[TASK REQUIREMENTS]:
Return every line below as is, leaving out the pictures.

[DATA PROVIDED]:
● ● ●

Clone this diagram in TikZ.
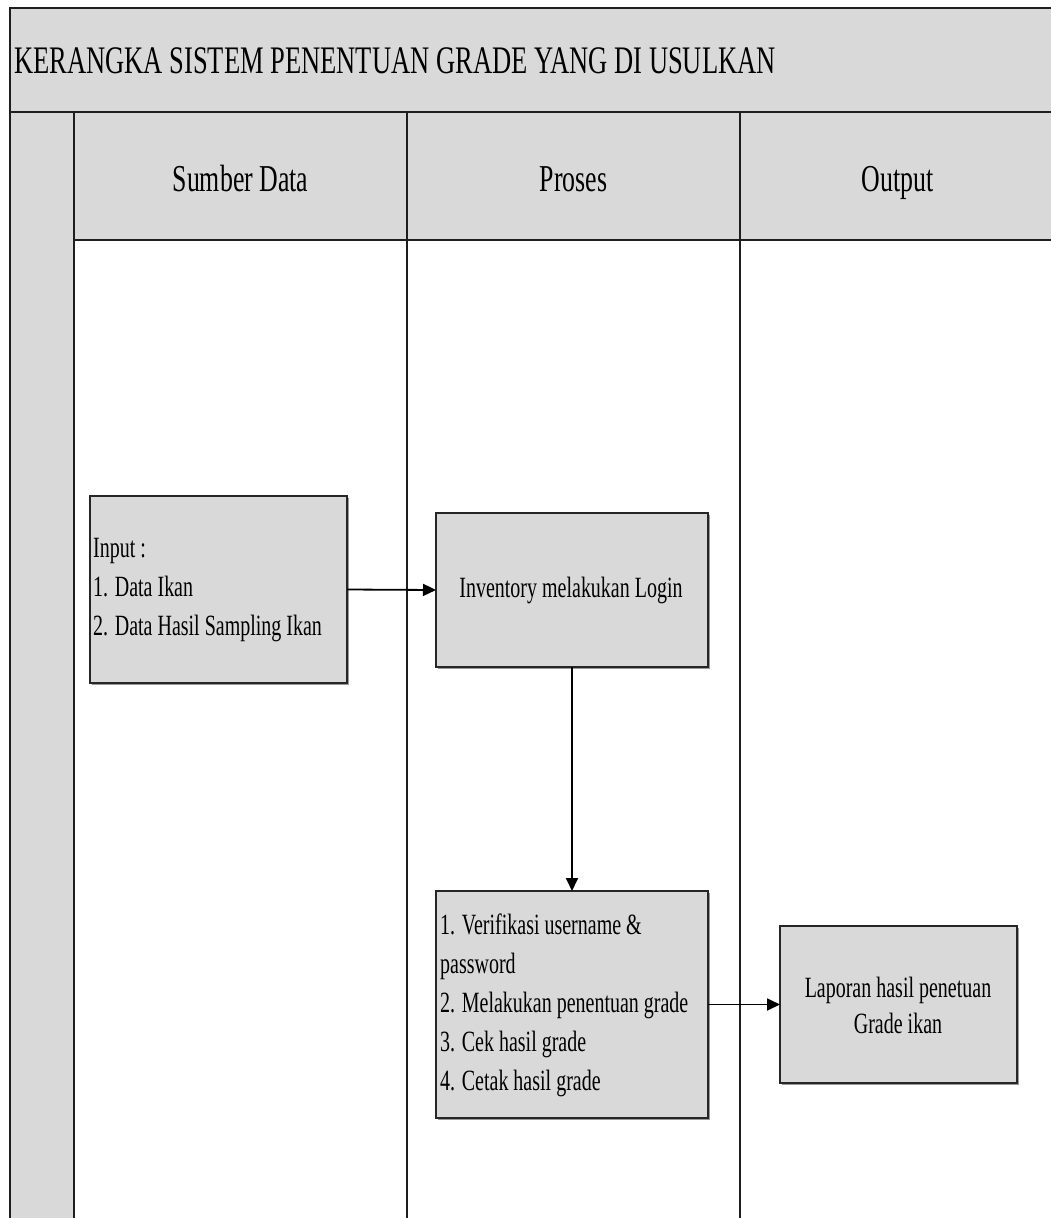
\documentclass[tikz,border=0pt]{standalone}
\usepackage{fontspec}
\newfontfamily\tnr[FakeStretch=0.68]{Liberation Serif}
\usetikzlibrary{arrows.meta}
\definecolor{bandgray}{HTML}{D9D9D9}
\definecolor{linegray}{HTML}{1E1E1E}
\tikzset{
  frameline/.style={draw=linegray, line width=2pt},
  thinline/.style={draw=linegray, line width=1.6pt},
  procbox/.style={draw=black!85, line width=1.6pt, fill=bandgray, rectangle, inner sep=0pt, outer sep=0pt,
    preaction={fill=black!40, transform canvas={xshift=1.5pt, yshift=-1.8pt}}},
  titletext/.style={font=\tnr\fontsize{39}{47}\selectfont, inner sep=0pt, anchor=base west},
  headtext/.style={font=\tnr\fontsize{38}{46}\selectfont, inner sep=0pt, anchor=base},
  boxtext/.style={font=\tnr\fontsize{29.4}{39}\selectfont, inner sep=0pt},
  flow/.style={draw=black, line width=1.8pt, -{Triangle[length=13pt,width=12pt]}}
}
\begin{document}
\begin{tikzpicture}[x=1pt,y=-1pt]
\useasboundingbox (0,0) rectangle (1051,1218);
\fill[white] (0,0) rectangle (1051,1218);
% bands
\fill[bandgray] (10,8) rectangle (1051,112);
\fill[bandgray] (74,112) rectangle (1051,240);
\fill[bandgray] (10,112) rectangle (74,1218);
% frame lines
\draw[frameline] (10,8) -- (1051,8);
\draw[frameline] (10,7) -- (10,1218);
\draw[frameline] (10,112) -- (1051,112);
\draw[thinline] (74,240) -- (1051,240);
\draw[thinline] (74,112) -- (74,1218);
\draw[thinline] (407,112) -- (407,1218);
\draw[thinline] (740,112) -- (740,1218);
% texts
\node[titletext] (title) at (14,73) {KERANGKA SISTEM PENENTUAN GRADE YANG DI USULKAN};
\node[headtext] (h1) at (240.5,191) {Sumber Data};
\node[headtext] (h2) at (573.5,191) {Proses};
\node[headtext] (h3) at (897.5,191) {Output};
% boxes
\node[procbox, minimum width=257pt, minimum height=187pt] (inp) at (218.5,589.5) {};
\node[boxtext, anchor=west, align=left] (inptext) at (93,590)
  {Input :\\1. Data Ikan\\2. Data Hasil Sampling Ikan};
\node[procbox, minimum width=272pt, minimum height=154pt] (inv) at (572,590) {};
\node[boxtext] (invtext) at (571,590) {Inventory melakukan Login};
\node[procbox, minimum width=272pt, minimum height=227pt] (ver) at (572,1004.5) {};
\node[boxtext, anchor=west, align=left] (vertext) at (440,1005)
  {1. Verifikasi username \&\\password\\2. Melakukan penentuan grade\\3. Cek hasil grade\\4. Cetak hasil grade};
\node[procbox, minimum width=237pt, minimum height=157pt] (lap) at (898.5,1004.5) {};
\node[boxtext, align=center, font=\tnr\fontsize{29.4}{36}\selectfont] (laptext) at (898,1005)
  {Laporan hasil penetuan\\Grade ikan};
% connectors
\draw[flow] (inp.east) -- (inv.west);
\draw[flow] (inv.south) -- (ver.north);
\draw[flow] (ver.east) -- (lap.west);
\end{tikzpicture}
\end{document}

● ● ●

[SOLUTION]:
Clone this diagram in TikZ.
\documentclass[tikz,border=0pt]{standalone}
\usepackage{fontspec}
\newfontfamily\tnr[FakeStretch=0.68]{Liberation Serif}
\usetikzlibrary{arrows.meta}
\definecolor{bandgray}{HTML}{D9D9D9}
\definecolor{linegray}{HTML}{1E1E1E}
\tikzset{
  frameline/.style={draw=linegray, line width=2pt},
  thinline/.style={draw=linegray, line width=1.6pt},
  procbox/.style={draw=black!85, line width=1.6pt, fill=bandgray, rectangle, inner sep=0pt, outer sep=0pt,
    preaction={fill=black!40, transform canvas={xshift=1.5pt, yshift=-1.8pt}}},
  titletext/.style={font=\tnr\fontsize{39}{47}\selectfont, inner sep=0pt, anchor=base west},
  headtext/.style={font=\tnr\fontsize{38}{46}\selectfont, inner sep=0pt, anchor=base},
  boxtext/.style={font=\tnr\fontsize{29.4}{39}\selectfont, inner sep=0pt},
  flow/.style={draw=black, line width=1.8pt, -{Triangle[length=13pt,width=12pt]}}
}
\begin{document}
\begin{tikzpicture}[x=1pt,y=-1pt]
\useasboundingbox (0,0) rectangle (1051,1218);
\fill[white] (0,0) rectangle (1051,1218);
% bands
\fill[bandgray] (10,8) rectangle (1051,112);
\fill[bandgray] (74,112) rectangle (1051,240);
\fill[bandgray] (10,112) rectangle (74,1218);
% frame lines
\draw[frameline] (10,8) -- (1051,8);
\draw[frameline] (10,7) -- (10,1218);
\draw[frameline] (10,112) -- (1051,112);
\draw[thinline] (74,240) -- (1051,240);
\draw[thinline] (74,112) -- (74,1218);
\draw[thinline] (407,112) -- (407,1218);
\draw[thinline] (740,112) -- (740,1218);
% texts
\node[titletext] (title) at (14,73) {KERANGKA SISTEM PENENTUAN GRADE YANG DI USULKAN};
\node[headtext] (h1) at (240.5,191) {Sumber Data};
\node[headtext] (h2) at (573.5,191) {Proses};
\node[headtext] (h3) at (897.5,191) {Output};
% boxes
\node[procbox, minimum width=257pt, minimum height=187pt] (inp) at (218.5,589.5) {};
\node[boxtext, anchor=west, align=left] (inptext) at (93,590)
  {Input :\\1. Data Ikan\\2. Data Hasil Sampling Ikan};
\node[procbox, minimum width=272pt, minimum height=154pt] (inv) at (572,590) {};
\node[boxtext] (invtext) at (571,590) {Inventory melakukan Login};
\node[procbox, minimum width=272pt, minimum height=227pt] (ver) at (572,1004.5) {};
\node[boxtext, anchor=west, align=left] (vertext) at (440,1005)
  {1. Verifikasi username \&\\password\\2. Melakukan penentuan grade\\3. Cek hasil grade\\4. Cetak hasil grade};
\node[procbox, minimum width=237pt, minimum height=157pt] (lap) at (898.5,1004.5) {};
\node[boxtext, align=center, font=\tnr\fontsize{29.4}{36}\selectfont] (laptext) at (898,1005)
  {Laporan hasil penetuan\\Grade ikan};
% connectors
\draw[flow] (inp.east) -- (inv.west);
\draw[flow] (inv.south) -- (ver.north);
\draw[flow] (ver.east) -- (lap.west);
\end{tikzpicture}
\end{document}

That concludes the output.